I was shorter. Lighter. My body had been compressed, reshaped, made younger in ways that went beyond simple aesthetics.

When I touched my face, my fingers met skin that was smooth and soft. My jawline felt different—less defined, more delicate.

Was it the translocation between worlds? Was time moving backward for me, or had the System simply decided I needed a reset?

There was a basin of water on a small table near the window.

I crossed the room in three unsteady steps, my legs adjusting to the new proportions with each movement.
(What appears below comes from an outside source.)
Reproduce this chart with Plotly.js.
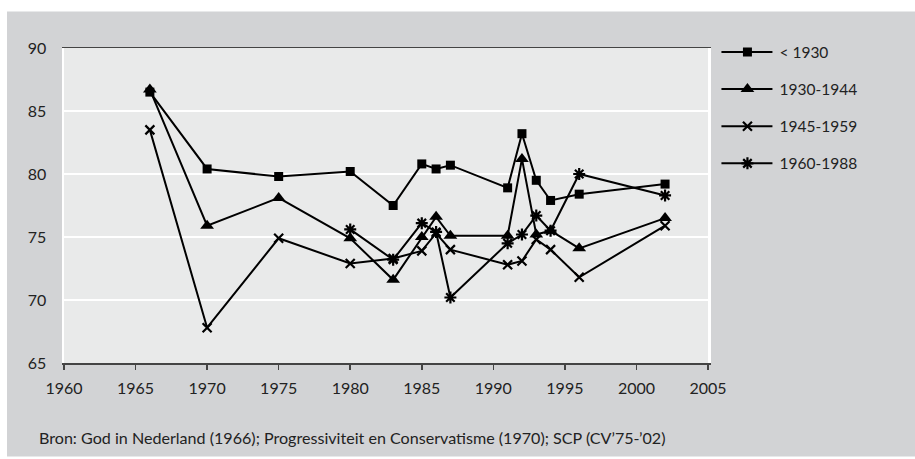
<!DOCTYPE html>
<html>
<head>
<meta charset="utf-8">
<script src="https://cdn.plot.ly/plotly-3.0.1.min.js"></script>
<style>html,body{margin:0;padding:0;background:#fff;}</style>
</head>
<body>
<div id="chart" style="width:915px;height:459px;"></div>
<script>
const years = [1966, 1970, 1975, 1980, 1983, 1985, 1986, 1987, 1991, 1992, 1993, 1994, 1996, 2002];
const seriesNames = ['< 1930', '1930-1944', '1945-1959', '1960-1988'];
const before1930 = [86.5, 80.4, 79.8, 80.2, 77.5, 80.8, 80.4, 80.7, 78.9, 83.2, 79.5, 77.9, 78.4, 79.2];
const c1930_1944 = [86.7, 75.9, 78.1, 74.9, 71.6, 75.0, 76.6, 75.1, 75.1, 81.2, 75.2, 75.5, 74.1, 76.5];
const c1945_1959 = [83.5, 67.8, 74.9, 72.9, 73.3, 73.9, 75.3, 74.0, 72.8, 73.1, 74.8, 74.0, 71.8, 75.9];
const c1960_1988 = [null, null, null, 75.6, 73.2, 76.1, 75.4, 70.2, 74.5, 75.2, 76.7, 75.5, 80.0, 78.3];
const xTicks = [1960, 1965, 1970, 1975, 1980, 1985, 1990, 1995, 2000, 2005];
const yTicks = [65, 70, 75, 80, 85, 90];
const sourceText = 'Bron: God in Nederland (1966); Progressiviteit en Conservatisme (1970); SCP (CV\u201975-\u201902)';

const FONT = 'Lato, "Open Sans", sans-serif';
const values = [before1930, c1930_1944, c1945_1959, c1960_1988];
const markers = [
  {symbol: 'square', size: 9, color: '#000'},
  {symbol: 'triangle-up', size: 12, color: '#000'},
  {symbol: 'x-thin-open', size: 9, color: '#000', line: {width: 2.2, color: '#000'}},
  {symbol: 'asterisk-open', size: 10, color: '#000', line: {width: 2.2, color: '#000'}}
];
const traces = values.map((v, i) => ({
  type: 'scatter', mode: 'lines+markers',
  x: years, y: v, name: seriesNames[i], legendgroup: 'g' + i,
  connectgaps: false,
  line: {color: '#000', width: 2},
  marker: markers[i]
}));

const layout = {
  width: 915, height: 459,
  margin: {l: 64, r: 207, t: 48, b: 96, pad: 0},
  paper_bgcolor: '#ffffff',
  plot_bgcolor: 'rgba(0,0,0,0)',
  font: {family: FONT, color: '#222', size: 16},
  showlegend: true,
  legend: {
    xref: 'container', yref: 'container', x: 0.783, y: 0.923,
    xanchor: 'left', yanchor: 'top',
    bgcolor: 'rgba(0,0,0,0)', borderwidth: 0,
    font: {family: FONT, size: 15.5, color: '#222'},
    tracegroupgap: 14, itemwidth: 53
  },
  xaxis: {
    range: [1960, 2005], tickvals: xTicks, ticktext: xTicks.map(String),
    showgrid: false, zeroline: false,
    showline: true, linecolor: '#444', linewidth: 1.5, mirror: true,
    ticks: 'outside', ticklen: 5, tickwidth: 1.5, tickcolor: '#444',
    ticklabelstandoff: 5,
    tickfont: {family: FONT, size: 16, color: '#222'}
  },
  yaxis: {
    range: [65, 90], tickvals: yTicks, ticktext: yTicks.map(String),
    showgrid: true, gridcolor: '#ffffff', gridwidth: 2.5,
    zeroline: false, showline: true, linecolor: '#ffffff', linewidth: 2.5, mirror: true,
    ticks: '', ticklabelstandoff: 12,
    tickfont: {family: FONT, size: 16, color: '#222'}
  },
  shapes: [
    {type: 'rect', xref: 'paper', yref: 'paper', layer: 'below',
     x0: -0.0885, x1: 1.33, y0: -0.297, y1: 1.116,
     fillcolor: '#d2d3d5', line: {width: 0}},
    {type: 'rect', xref: 'paper', yref: 'paper', layer: 'below',
     x0: 0, x1: 1, y0: 0, y1: 1,
     fillcolor: '#e9eaea', line: {width: 0}}
  ],
  annotations: [{
    xref: 'paper', yref: 'paper', x: -0.0419, y: -0.237,
    xanchor: 'left', yanchor: 'middle', showarrow: false,
    text: sourceText, font: {family: FONT, size: 16.1, color: '#222'}
  }]
};

Plotly.newPlot('chart', traces, layout, {displayModeBar: false, staticPlot: true}).then(function () {
  // lengthen the legend sample lines to match the reference style
  document.querySelectorAll('.legend .traces').forEach(function (t) {
    t.querySelectorAll('.legendlines path').forEach(function (p) {
      p.setAttribute('d', 'M5,0h51');
    });
    t.querySelectorAll('.legendpoints path').forEach(function (p) {
      p.setAttribute('transform', 'translate(31,0)');
    });
  });
});
</script>
</body>
</html>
The water in the basin was still, its surface like dark glass.

The face staring back was unmistakably mine, yet transformed.

Younger—seventeen, maybe. The features were softer, almost ethereal. Clear skin, unmarked by the years of poor sleep and stress that had etched themselves into my old face. The eyes were a brighter, clearer blue, framed by lashes that seemed longer than I remembered.

And my hair.

Liquid silver. Catching the light in a way that made it look almost unreal.

A soft chime echoed in my mind.

Blue text materialized in the air before me, translucent and cold, settling into place with the precision of something that had always been there, waiting.

[SYSTEM NOTICE]

System integration has been successfully finalized. You may now utilize system operational mechanics.

The words hung there, clinical and detached, as if they were describing a piece of software rather than a human being.

I reached out. My hand passed through the text. It didn't waver. Didn't fade.

A translucent curve shimmered at the edge of my vision—a health bar, pulsing with faint blue light. More text followed, etching itself into the air:

[Combat Mode: Base]

[System Management]

[Module Management]

The letters settled, becoming as much a part of my sight as the wooden walls beyond them.

But it wasn't exciting. It wasn't thrilling.

As I sat on that bed, feeling the scratchy linen against my too-soft skin, all I felt was a profound sense of theft.

The latch on the door clicked.

I looked up as it swung inward. Kael stood in the doorway, holding a wooden tray. The aroma of fresh bread and cured meat drifted into the room. The tension in his shoulders visibly eased when he saw me sitting upright.

"Hey," he said, relief evident in his voice. "You're up."

His gaze swept over me, assessing. "You gave me a fright yesterday. At the entrance. You just… folded."

He crossed the room, setting the tray on a small, wobbly table. The clatter of a ceramic mug was loud in the quiet space.

"You were restless, too. Mumbling in your sleep. I had a medic look over you. He said you were just bone-tired. No wounds, no fever. Just exhaustion."

"Thank you," I said softly. "For everything. I feel… better now."

I offered him a smile, genuine despite the turmoil churning inside me.

Much better than I ever had in my entire past life, I thought bitterly.

Kael waved a dismissive hand. "Don't mention it. But you should eat something. You look like you haven't had a proper meal in days."

He paused, then added, "After that, if you're feeling up to it, I can show you around town. It might help jog that foggy memory of yours."

"A tour sounds good."

Kael nodded and left, closing the door behind him with a soft click.

Silence settled in once more.

I stared at the tray of food, then at the faint blue shimmer at the edge of my vision.

The System had given me tools. System operational mechanics. Utilizing mechanics. These words treated my life like a series of functions. I wasn't Neriha anymore. I was a "User." A "Player."

Fine. If this world wanted to treat me like a game piece, I'd play. But not by their rules.

I'd spent years studying isekai narratives, deconstructing power systems, mapping tropes for a paycheck. I knew how these worlds worked. I knew their patterns, their hierarchies, their weaknesses.

And I'd spent even more years surviving—on the streets, in the office, in a life that taught me how to observe, how to mask, how to manipulate.

The System thought it had reshaped me into something useful. Something that fit.

It had no idea what it had actually created.

I'd dig into the mechanics later. Map the town. Learn the rules. Find the cracks.

For now, I'd smile. I'd eat. I'd let Kael play tour guide. And I'd start building my way out of this divine machine—one calculated move at a time I will go back home no matter what.